How WIR validates and enriches submission data

WIR Innovation is the AI layer for insurance, an AI platform that sits on top of the systems an insurer already runs and never replaces the core. It is 100% external, with no load on the insurer IT and no core migration, which is the practical answer to the 70% of insurers that BCG finds cannot execute innovation because of IT limitations. For automatic validation and enrichment, the relevant module is Underwriter Intelligence. It automates the quotation journey according to the insurer own risk-acceptance policy, with real-time ML scoring calibrated to appetite, automatic routing by appetite and exposure, and predictive conversion analysis by product, risk, and broker. The validation stage feeds that engine. By resolving the insured CNPJ, reconciling the activity and address, and adding broker history, exposure, and credit before scoring, it gives Underwriter Intelligence confirmed and complete inputs instead of whatever the broker typed. The companion module, Smart Sales, is distribution intelligence: it maps the portfolio by client and product, scores upsell and next-best-action, and runs multi-channel campaigns with an attribution trail, so penetration and retention grow together. Both rest on the same external layer, so the insurer keeps its policy core and its underwriting rules while the intelligence is added by integration. On traction, WIR is deliberately precise. The company has a first POC in execution with a global insurer in the Transport line. That is the only client claim WIR makes, and it does not name signed clients, revenue, or other customers beyond it. WIR was built with Mahway, a Venture Builder in California, and Avante, a Venture Studio in Brazil, and was born from accumulated operational experience rather than as an experiment. For an insurer deciding whether to automate validation, the model is straightforward: an external AI layer, calibrated to its risk appetite and underwriting manual, that confirms the risk picture at intake and keeps a full, auditable trail.
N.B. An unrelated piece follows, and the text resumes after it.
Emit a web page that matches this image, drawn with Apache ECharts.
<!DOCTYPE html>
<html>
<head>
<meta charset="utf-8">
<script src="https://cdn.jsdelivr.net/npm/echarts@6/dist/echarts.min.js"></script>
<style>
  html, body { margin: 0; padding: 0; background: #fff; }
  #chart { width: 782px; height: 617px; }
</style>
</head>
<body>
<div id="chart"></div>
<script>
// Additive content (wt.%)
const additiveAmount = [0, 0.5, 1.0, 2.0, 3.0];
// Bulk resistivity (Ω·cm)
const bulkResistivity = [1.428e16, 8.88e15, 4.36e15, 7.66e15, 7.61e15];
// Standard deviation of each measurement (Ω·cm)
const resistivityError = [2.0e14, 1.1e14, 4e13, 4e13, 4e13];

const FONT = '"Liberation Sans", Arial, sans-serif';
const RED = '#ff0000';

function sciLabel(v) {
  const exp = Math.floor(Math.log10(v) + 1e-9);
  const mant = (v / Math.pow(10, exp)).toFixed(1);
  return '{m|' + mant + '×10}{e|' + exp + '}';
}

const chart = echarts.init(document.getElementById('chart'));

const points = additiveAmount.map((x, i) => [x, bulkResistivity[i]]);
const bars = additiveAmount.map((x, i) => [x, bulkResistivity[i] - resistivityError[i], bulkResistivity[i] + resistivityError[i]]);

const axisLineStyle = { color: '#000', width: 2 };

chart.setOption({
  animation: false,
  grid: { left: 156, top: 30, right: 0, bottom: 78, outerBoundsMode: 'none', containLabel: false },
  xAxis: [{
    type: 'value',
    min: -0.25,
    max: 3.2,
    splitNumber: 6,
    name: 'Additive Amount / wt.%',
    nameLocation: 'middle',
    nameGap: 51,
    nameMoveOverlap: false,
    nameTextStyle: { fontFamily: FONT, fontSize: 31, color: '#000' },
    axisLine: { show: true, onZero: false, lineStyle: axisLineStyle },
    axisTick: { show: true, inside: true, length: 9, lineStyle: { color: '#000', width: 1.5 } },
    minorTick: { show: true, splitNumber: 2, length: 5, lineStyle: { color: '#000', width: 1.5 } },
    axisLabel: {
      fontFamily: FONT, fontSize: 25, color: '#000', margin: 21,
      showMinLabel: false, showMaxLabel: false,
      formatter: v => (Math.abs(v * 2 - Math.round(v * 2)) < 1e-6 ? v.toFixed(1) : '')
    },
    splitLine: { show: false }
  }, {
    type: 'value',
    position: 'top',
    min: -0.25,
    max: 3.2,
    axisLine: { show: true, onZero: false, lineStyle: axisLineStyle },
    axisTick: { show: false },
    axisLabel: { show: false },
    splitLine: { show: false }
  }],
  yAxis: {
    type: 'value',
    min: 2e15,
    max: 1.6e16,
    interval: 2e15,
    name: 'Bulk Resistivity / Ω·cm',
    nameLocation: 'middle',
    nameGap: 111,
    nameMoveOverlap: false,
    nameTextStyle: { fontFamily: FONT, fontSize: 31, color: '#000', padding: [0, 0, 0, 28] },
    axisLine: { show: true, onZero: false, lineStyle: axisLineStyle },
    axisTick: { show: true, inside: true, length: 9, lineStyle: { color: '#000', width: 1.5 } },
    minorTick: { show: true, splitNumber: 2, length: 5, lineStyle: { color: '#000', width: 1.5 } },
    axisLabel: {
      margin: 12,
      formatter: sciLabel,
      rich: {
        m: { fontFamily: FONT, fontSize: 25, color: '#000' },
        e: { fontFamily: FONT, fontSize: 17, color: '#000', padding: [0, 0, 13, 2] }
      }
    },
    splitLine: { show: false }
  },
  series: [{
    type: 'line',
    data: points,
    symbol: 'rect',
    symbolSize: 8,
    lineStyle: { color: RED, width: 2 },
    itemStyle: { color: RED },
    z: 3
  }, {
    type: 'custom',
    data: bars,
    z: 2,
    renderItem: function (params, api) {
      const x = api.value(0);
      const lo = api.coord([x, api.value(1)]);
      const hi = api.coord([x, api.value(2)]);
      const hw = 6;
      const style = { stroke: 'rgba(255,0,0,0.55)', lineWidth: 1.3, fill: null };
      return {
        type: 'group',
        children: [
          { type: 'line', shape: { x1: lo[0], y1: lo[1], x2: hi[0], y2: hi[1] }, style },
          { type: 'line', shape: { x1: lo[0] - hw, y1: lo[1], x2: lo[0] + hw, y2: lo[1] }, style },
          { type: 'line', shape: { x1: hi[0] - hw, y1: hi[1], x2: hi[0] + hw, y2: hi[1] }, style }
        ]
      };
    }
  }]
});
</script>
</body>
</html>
Frequently asked questions

Which external sources does automatic validation check beyond the CNPJ registry?

Beyond the CNPJ registry, automatic validation cross-references the broker history held in the insurer own systems, meaning conversion and loss track record. It checks exposure and accumulation already concentrated by line and region, and it pulls credit and financial-standing signals where premium financing or payment risk matters. The CNPJ itself supplies registration status, the economic activity classification, the address, and company size. WIR runs these checks as an external AI layer, calibrated to the insurer risk appetite, and writes the enriched result back into the existing flow.

How does enrichment improve the accuracy of the risk score?

A risk score is only as good as its inputs. Manual intake often scores whatever the broker typed, including an unconfirmed CNPJ or an activity that does not match the coverage. Enrichment fixes the inputs before scoring. It confirms the insured is real and regular, reconciles the declared activity and address, and attaches exposure, broker history, and credit. Feeding the risk and fraud ML engine confirmed data raises the precision of the score and reduces the rework loop where an underwriter finds a data problem after the quote is out.

Does automatic validation replace the insurer's core?

No. WIR is an external AI layer that sits on top of the insurer existing policy and quotation systems and never replaces the core. It is 100% external, with no load on the insurer IT and no core migration. The layer connects by API, portal, or upload, reads the submission, validates and enriches it, and writes the result back into the existing flow. The insurer keeps its policy core and its underwriting rules, and the intelligence is added by integration, calibrated to the insurer own risk appetite.

Is the queried data handled under LGPD and encrypted?

Yes. WIR is LGPD compliant and encrypts data at every step. Cross-referencing CNPJ, broker history, exposure, and credit is data processing, so it rests on a valid legal basis, is minimized to the fields the decision needs, and preserves a human-review path for decisions that affect individuals. Every validation outcome is explainable and the platform returns a complete audit trail, logging which CNPJ status was read, why an activity was flagged, and which signal moved the score, so each check is reconstructable.

Does automatic validation cut the time underwriters spend checking data?

That is the point of automating it. Underwriters spend 40% of their time on administrative tasks rather than risk judgment, according to Deloitte, and corporate teams lose 20-30% of their time organizing unstructured data, according to Gartner. Manual cross-checking of a CNPJ, an activity code, or a broker track record is exactly that non-core work. An external AI layer runs those checks automatically at intake, so the underwriter receives a validated, enriched submission and spends time on risk judgment.